Y nosotros tendremos que decidir si queremos que lo haga o no.
Las
dos películas me han gustado mucho. Han despertado muchos deseos escondidos
tras dos años de aislamiento. El deseo de volver a París, de pasear por sus
calles, de comer en sus bistrots,
escribir en sus cafés. Y el deseo de volver a ver las películas de la Nouvelle
Vague. Un buen escudo para protegerse de la realidad.
(Nota:
este domingo hay elecciones en Francia. Espero que los franceses estén a la
altura del momento histórico y no den su apoyo ni a Marine Le Pen, ni a Éric Zemmour,
ni a Jean-Luc Mélenchon. Estoy segura que los protagonistas de estas dos
películas no se lo perdonarían. Yo tampoco.)
EL
RINCÓN DE LAS SERIES
Emily en París, Netflix
Ya
que estoy en París, me he acordado de una serie de Netflix que vi hace tiempo.
Tiene dos temporadas pero yo solo conozco la primera. En cierto modo, Emily en Paris es una puesta al día de Una cara con ángel en el siglo XXI. Al
menos en su premisa. Una joven americana de veinte y pocos años, aterriza en
París para trabajar en una gran empresa de marketing y publicidad.

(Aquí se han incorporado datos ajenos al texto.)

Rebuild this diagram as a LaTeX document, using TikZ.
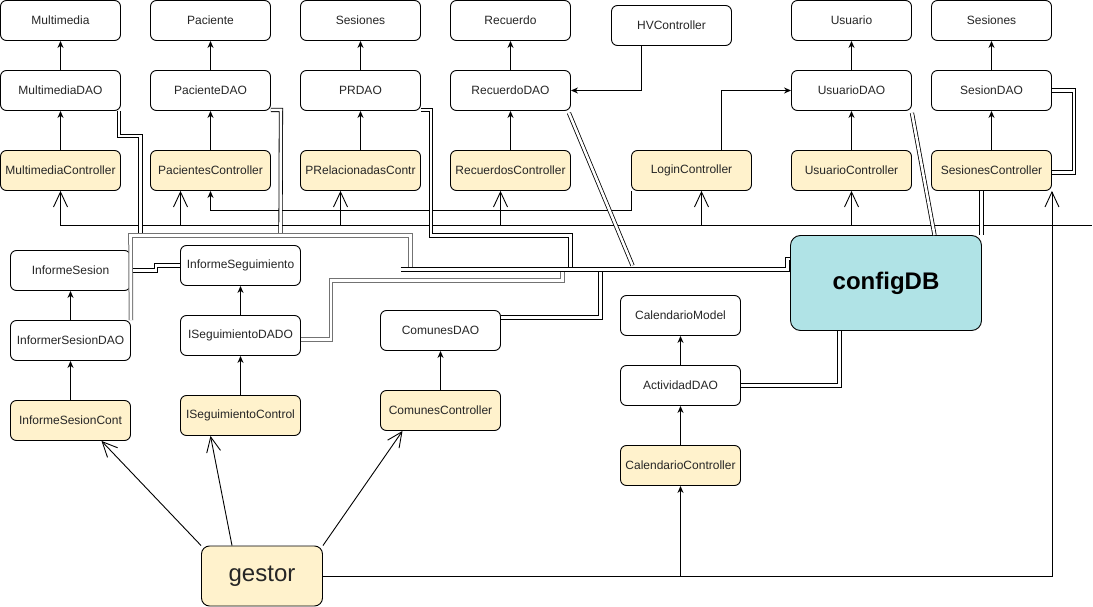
\documentclass[tikz,border=0pt]{standalone}
\usepackage{fontspec}
\setmainfont{Liberation Sans}
\usetikzlibrary{arrows.meta,positioning}

\definecolor{ctrlfill}{HTML}{FFF2CC}
\definecolor{dbfill}{HTML}{B0E3E6}

\tikzstyle{box} = [rectangle, rounded corners=6pt, minimum width=120pt, minimum height=40pt, inner sep=1pt, text centered, draw=black, fill=white, text=black!85, line width=0.9pt, font=\fontsize{12pt}{14pt}\selectfont]
\tikzstyle{ctrl} = [box, fill=ctrlfill]
\tikzstyle{arrow} = [line width=0.9pt, -{Stealth[length=7pt,width=6pt]}]
\tikzstyle{openarrow} = [line width=0.9pt, -{Straight Barb[length=15pt,width=14pt]}]
\tikzstyle{link} = [line width=0.8pt, double=white, double distance=2.6pt]
\tikzstyle{greylink} = [link, line width=1pt, draw=black!55]

\begin{document}
\begin{tikzpicture}[x=1pt, y=-1pt, node distance=80pt]
		\useasboundingbox (-0.5,-0.5) rectangle (1092.5,606.5);
		% Nodes
		\node (mmctrl) [ctrl] at (60,170) {MultimediaController};
		\node (mmdao) [box, above of=mmctrl] {MultimediaDAO};
		\node (mm) [box, node distance=70pt, above of=mmdao] {Multimedia};
		\node (pacctrl) [ctrl] at (210,170) {PacientesController};
		\node (pacdao) [box, above of=pacctrl] {PacienteDAO};
		\node (pac) [box, node distance=70pt, above of=pacdao] {Paciente};
		\node (prctrl) [ctrl] at (360,170) {PRelacionadasContr};
		\node (prdao) [box, above of=prctrl] {PRDAO};
		\node (ses) [box, node distance=70pt, above of=prdao] {Sesiones};
		\node (recctrl) [ctrl] at (510,170) {RecuerdosController};
		\node (recdao) [box, above of=recctrl] {RecuerdoDAO};
		\node (rec) [box, node distance=70pt, above of=recdao] {Recuerdo};
		\node (hv) [box] at (671,25) {HVController};
		\node (login) [ctrl] at (691,170) {LoginController};
		\node (usuctrl) [ctrl] at (851,170) {UsuarioController};
		\node (usudao) [box, above of=usuctrl] {UsuarioDAO};
		\node (usu) [box, node distance=70pt, above of=usudao] {Usuario};
		\node (sesctrl) [ctrl] at (991,170) {SesionesController};
		\node (sesdao) [box, above of=sesctrl] {SesionDAO};
		\node (ses2) [box, node distance=70pt, above of=sesdao] {Sesiones};
		\node (infsesctrl) [ctrl] at (70,420) {InformeSesionCont};
		\node (infsesdao) [box, above of=infsesctrl] {InformerSesionDAO};
		\node (infses) [box, node distance=70pt, above of=infsesdao] {InformeSesion};
		\node (isegctrl) [ctrl] at (240,415) {ISeguimientoControl};
		\node (isegdao) [box, above of=isegctrl] {ISeguimientoDADO};
		\node (infseg) [box, node distance=70pt, above of=isegdao] {InformeSeguimiento};
		\node (comctrl) [ctrl] at (440,410) {ComunesController};
		\node (comdao) [box, above of=comctrl] {ComunesDAO};
		\node (calctrl) [ctrl] at (680,465) {CalendarioController};
		\node (actdao) [box, above of=calctrl] {ActividadDAO};
		\node (calmod) [box, node distance=70pt, above of=actdao] {CalendarioModel};
		\node (config) [box, fill=dbfill, rounded corners=10pt, minimum width=191pt, minimum height=95pt, font=\fontsize{24pt}{28pt}\selectfont\bfseries, text=black] at (885.5,282.5) {configDB};
		\node (gestor) [ctrl, rounded corners=8pt, minimum width=121pt, minimum height=60pt, font=\fontsize{24pt}{28pt}\selectfont] at (261.5,575.5) {gestor};
		\coordinate (busE) at (1091,225);
		\coordinate (busW) at (400,269);
		\coordinate (busN) at (410,235);
		\coordinate (topL) at (130,235);
		\coordinate (isegJ) at (562,280);
		% Arrows
		\draw [arrow] (mmctrl) -- (mmdao);
		\draw [arrow] (mmdao) -- (mm);
		\draw [arrow] (pacctrl) -- (pacdao);
		\draw [arrow] (pacdao) -- (pac);
		\draw [arrow] (prctrl) -- (prdao);
		\draw [arrow] (prdao) -- (ses);
		\draw [arrow] (recctrl) -- (recdao);
		\draw [arrow] (recdao) -- (rec);
		\draw [arrow] (usuctrl) -- (usudao);
		\draw [arrow] (usudao) -- (usu);
		\draw [arrow] (sesctrl) -- (sesdao);
		\draw [arrow] (sesdao) -- (ses2);
		\draw [arrow] (infsesctrl) -- (infsesdao);
		\draw [arrow] (infsesdao) -- (infses);
		\draw [arrow] (isegctrl) -- (isegdao);
		\draw [arrow] (isegdao) -- (infseg);
		\draw [arrow] (comctrl) -- (comdao);
		\draw [arrow] (calctrl) -- (actdao);
		\draw [arrow] (actdao) -- (calmod);
		\draw [arrow] ([xshift=-30pt]hv.south) |- (recdao);
		\draw [arrow] ([xshift=30pt]login.north) |- (usudao);
		\draw [arrow] (login.south west) -- ++(0,20) -| (pacctrl);
		% Bus
		\draw [openarrow] (busE) -| (mmctrl);
		\draw [openarrow] ([xshift=-30pt]pacctrl.south |- busE) -- ([xshift=-30pt]pacctrl.south);
		\draw [openarrow] ([xshift=-20pt]prctrl.south |- busE) -- ([xshift=-20pt]prctrl.south);
		\draw [openarrow] ([xshift=-10pt]recctrl.south |- busE) -- ([xshift=-10pt]recctrl.south);
		\draw [openarrow] ([xshift=10pt]login.south |- busE) -- ([xshift=10pt]login.south);
		\draw [openarrow] (usuctrl.south |- busE) -- (usuctrl.south);
		% gestor
		\draw [openarrow] (gestor.north west) -- ([xshift=31pt]infsesctrl.south);
		\draw [openarrow] ([xshift=-30pt]gestor.north) -- ([xshift=-30pt]isegctrl.south);
		\draw [openarrow] (gestor.north east) -- ([xshift=-38pt]comctrl.south);
		\draw [openarrow] (gestor) -| (sesctrl.south east);
		\draw [arrow] (calctrl |- gestor) -- (calctrl);
		% configDB
		\draw [link] (infses.east) -- ++(25,0) |- (infseg.west);
		\draw [link] ([xshift=-2pt]mmdao.south east) -- ++(0,25) -| ([xshift=10pt]topL);
		\draw [link] ([yshift=1pt]pacdao.south east) -- ++(10,0) -- ([xshift=150pt]topL);
		\draw [greylink] (infsesdao.north east) -- (topL) -- (busN) -- (busN |- busW);
		\draw [link] ([yshift=1pt]prdao.south east) -- ++(10,0) |- ([xshift=160pt]busN) -- ([xshift=160pt]busN |- busW);
		\draw [greylink] ([yshift=-4pt]isegdao.east) -- ++(30,0) |- (isegJ) -- (isegJ |- busW);
		\draw [link] ([yshift=13pt]comdao.east) -| ([xshift=200pt]busW);
		\draw [link] ([xshift=-2pt,yshift=-2pt]recdao.south east) -- ([xshift=232pt,yshift=4pt]busW);
		\draw [link] (busW) -- ++(387,0) |- ([yshift=24pt]config.west);
		\draw [link] ([yshift=-2pt]usudao.south east) -- ([xshift=48.5pt]config.north);
		\draw [link] (sesdao.east) -- ++(22,0) |- ([yshift=-2pt]sesctrl.east);
		\draw [link] ([xshift=-10pt]sesctrl.south) -- ([xshift=-10pt]sesctrl.south |- config.north);
		\draw [link] (actdao.east) -| ([xshift=-46.5pt]config.south);
	\end{tikzpicture}
\end{document}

El choque
cultural de esta no neoyorquina (Emily nació en el Medio Oeste) con la
elegancia y sofisticación de la capital de Francia, produce los mejores
momentos de la serie. Emily es una influencer con miles de seguidores de sus
andanzas por París, se equivoca constantemente, se viste de una manera
extravagante y colorida y consigue liarse amorosamente con quién no debe. La
verdad es que no es fácil recomendar esta serie a todo el mundo. Es irritante,
especialmente para los franceses a los que dibuja con todos los estereotipos posibles,
es modernilla, es ingenua y romántica. Pero gracias a su encantadora
protagonista Lily Collins, a las calles de postal de París, al glamour más chic
de la ciudad, a las curiosas amigas y enemigas de Emily, gracias a sus
meteduras de pata y su amor por un guapo chef, la serie acaba por enganchar a
pesar de su indiscutible irrelevancia. Pero que importa. No todo ha de ser
serio y trascendental, ni tener un mensaje importante. A veces simplemente una
serie tontorrona y feliz, bonita y alegre, te ayuda a terminar el día con una sonrisa.
Una advertencia, no sé si la segunda temporada o la tercera y cuarta que
anuncia Netflix tendrán el mismo encanto. Yo solo hablo de la primera.